Hoy podría hablar del Congreso Federal del PSOE del que saldrá (tras una pesada digestión que acaba de empezar pero que no se sabe cuándo finalizará, los precedentes en este partido no son nada halagüeños) la abstención del Grupo Parlamentario Socialista que permitirá a Mariano Rajoy ser presidente e iniciar la XII Legislatura, a la que auguro poco tiempo y que se convertirá, ojalá me equivoque, en la precampaña electoral más larga de la historia de la democracia. También podría escribir hoy de la soberbia posibilidad que nos va a brindar nuestro próximo Gobierno para seguir trabajando hasta que fallezcamos merced a la posibilidad de compatibilizar el cobro del 100% de la pensión de jubilación con la nómina o el salario que podríamos percibir con una ocupación. Esta decisión me da escalofríos y hace que me ponga en guardia ante el futuro que nos están preparando cuando no puedan pagar nuestro retiro. Incluso, hoy podría extenderme sobre la subida de impuestos que debe estar ya perfilada en el ministerio de Hacienda para cumplir con la exigencias que la Unión Europea ha remitido ya a nuestro Gobierno en funciones y que este, ya como Ejecutivo en firme, aplicará en breve, ya verán en las próximas semanas.

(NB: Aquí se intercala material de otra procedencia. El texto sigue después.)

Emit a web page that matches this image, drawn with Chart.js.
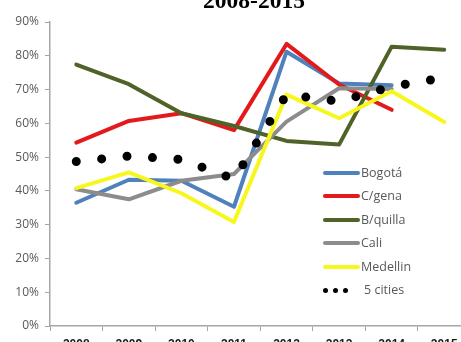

Sin embargo, ante toda la vorágine que nos sacude a diario conviene hacer de vez en cuando una pausa para reflexionar sobre un pequeño detalle, sobre un leve resquicio por el que se cuele algo de cordura que nos sitúe en otro plano de la realidad que a veces no tiene que ver con el que trasladamos los medios de comunicación. El salón de actos de la Fundación Caja Mediterráneo acogía, por iniciativa de este diario, el estreno del documental ´La niña del gancho´, realizado por la productora catalana Ochichornia, dirigida por Raquel Barrera y protagonizada por la lorquina Encarna Hernández. Todos los presentes salimos con la misma sensación de haber asistido a una proyección muy especial, distinta, de indisimulado orgullo por compartir el lugar de nacimiento con alguien cuya grandeza está, precisamente, en su modestia bien entendida.

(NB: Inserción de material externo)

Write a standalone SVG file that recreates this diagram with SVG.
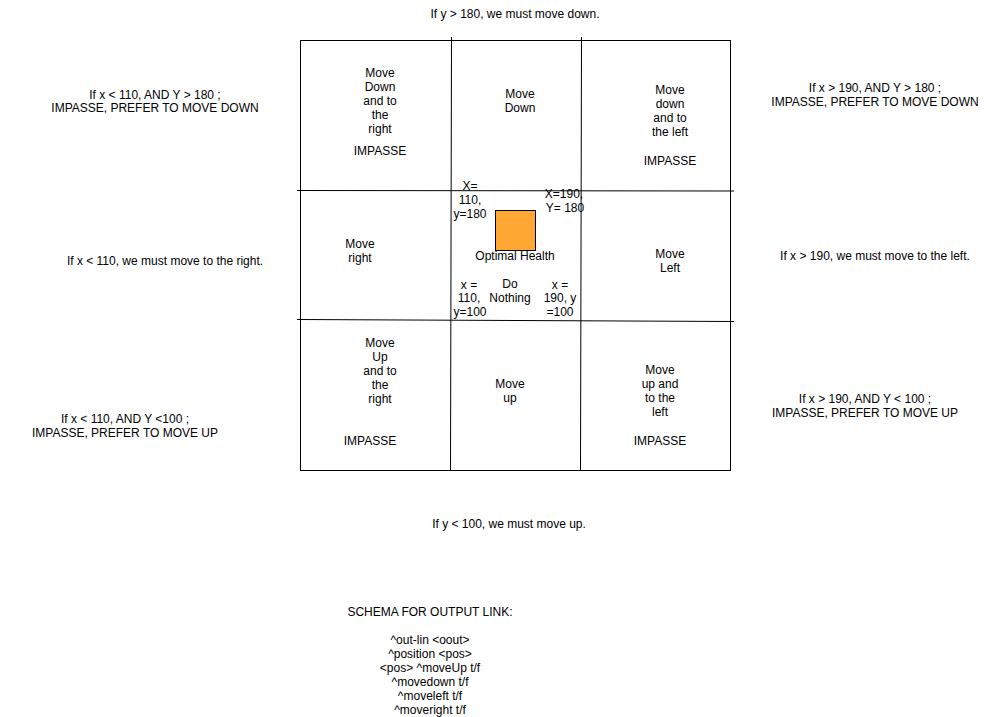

Divertida, emotiva, hilarante en algunas escenas, Encarna pudo decir, a modo de saludo previo a la proyección, y sin que le temblara la voz, ni resultara alambicado ni siquiera sonara peyorativo o contradictorio: «Viva Murcia y viva Cataluña». Y no ocurrió nada. Fue capaz de demostrar con naturalidad que se puede querer y respetar, ahora que está más de moda odiar y rechazar, a dos comunidades autónomas de España tan distintas y tan parecidas.

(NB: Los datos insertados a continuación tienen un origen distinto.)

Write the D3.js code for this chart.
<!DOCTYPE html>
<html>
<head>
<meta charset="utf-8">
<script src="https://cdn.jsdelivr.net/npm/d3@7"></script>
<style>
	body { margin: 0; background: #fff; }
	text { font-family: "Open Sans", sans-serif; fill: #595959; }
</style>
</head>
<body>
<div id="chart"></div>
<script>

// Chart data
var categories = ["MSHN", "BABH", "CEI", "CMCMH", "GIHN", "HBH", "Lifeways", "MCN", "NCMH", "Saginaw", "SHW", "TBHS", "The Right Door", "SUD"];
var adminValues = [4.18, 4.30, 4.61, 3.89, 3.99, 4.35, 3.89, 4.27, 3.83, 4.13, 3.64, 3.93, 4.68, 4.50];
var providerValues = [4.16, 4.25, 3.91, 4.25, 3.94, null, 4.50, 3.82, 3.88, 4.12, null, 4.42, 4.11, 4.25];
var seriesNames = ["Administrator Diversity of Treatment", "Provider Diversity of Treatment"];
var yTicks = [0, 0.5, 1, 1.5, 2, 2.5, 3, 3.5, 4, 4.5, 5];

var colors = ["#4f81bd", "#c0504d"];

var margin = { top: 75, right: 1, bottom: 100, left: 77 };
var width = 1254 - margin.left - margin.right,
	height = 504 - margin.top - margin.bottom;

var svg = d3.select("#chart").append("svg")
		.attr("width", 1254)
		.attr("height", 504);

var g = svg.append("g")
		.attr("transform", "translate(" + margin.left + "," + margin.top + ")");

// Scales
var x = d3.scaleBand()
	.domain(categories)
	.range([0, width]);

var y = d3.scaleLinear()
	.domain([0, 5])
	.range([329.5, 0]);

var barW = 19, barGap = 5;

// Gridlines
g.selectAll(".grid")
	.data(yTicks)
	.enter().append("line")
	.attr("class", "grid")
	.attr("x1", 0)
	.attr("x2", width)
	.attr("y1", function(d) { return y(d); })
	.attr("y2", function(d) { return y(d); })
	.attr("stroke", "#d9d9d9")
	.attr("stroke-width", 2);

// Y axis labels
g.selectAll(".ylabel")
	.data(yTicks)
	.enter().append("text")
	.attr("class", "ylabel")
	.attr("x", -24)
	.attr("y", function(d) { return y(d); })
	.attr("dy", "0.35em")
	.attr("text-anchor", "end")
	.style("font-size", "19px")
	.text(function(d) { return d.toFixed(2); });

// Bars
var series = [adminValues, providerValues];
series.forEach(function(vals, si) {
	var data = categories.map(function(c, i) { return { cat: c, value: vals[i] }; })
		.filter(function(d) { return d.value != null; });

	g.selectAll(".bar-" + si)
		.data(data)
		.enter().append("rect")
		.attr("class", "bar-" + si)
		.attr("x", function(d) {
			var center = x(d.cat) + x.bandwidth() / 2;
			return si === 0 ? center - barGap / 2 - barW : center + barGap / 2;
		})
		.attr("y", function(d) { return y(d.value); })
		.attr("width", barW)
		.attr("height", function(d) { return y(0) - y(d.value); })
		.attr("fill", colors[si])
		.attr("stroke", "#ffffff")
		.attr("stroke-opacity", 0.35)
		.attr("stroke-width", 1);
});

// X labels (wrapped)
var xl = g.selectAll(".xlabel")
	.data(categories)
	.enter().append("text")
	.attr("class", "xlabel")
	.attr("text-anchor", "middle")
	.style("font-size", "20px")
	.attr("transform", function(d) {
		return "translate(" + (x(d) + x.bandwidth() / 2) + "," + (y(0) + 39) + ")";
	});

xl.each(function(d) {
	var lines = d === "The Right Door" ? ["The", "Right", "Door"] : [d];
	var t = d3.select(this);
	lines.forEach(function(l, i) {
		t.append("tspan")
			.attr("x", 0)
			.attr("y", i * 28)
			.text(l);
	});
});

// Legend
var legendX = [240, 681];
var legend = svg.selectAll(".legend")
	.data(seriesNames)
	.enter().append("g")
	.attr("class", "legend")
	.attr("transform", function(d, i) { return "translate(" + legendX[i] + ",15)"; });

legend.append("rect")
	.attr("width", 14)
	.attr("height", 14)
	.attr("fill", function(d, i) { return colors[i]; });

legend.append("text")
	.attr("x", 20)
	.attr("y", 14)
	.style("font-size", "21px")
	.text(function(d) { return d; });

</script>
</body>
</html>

Sospecho que el documental seguirá emocionando a unos cuantos (créanme, si tienen la oportunidad, no dejen de ver la película), pero no creo que llegue a todos los rincones de esta Región en los que La niña del gancho debería figurar, obligatoriamente, como una persona que ha aportado a nuestra historia, en este caso deportiva, un legado del que muy pocos pueden presumir.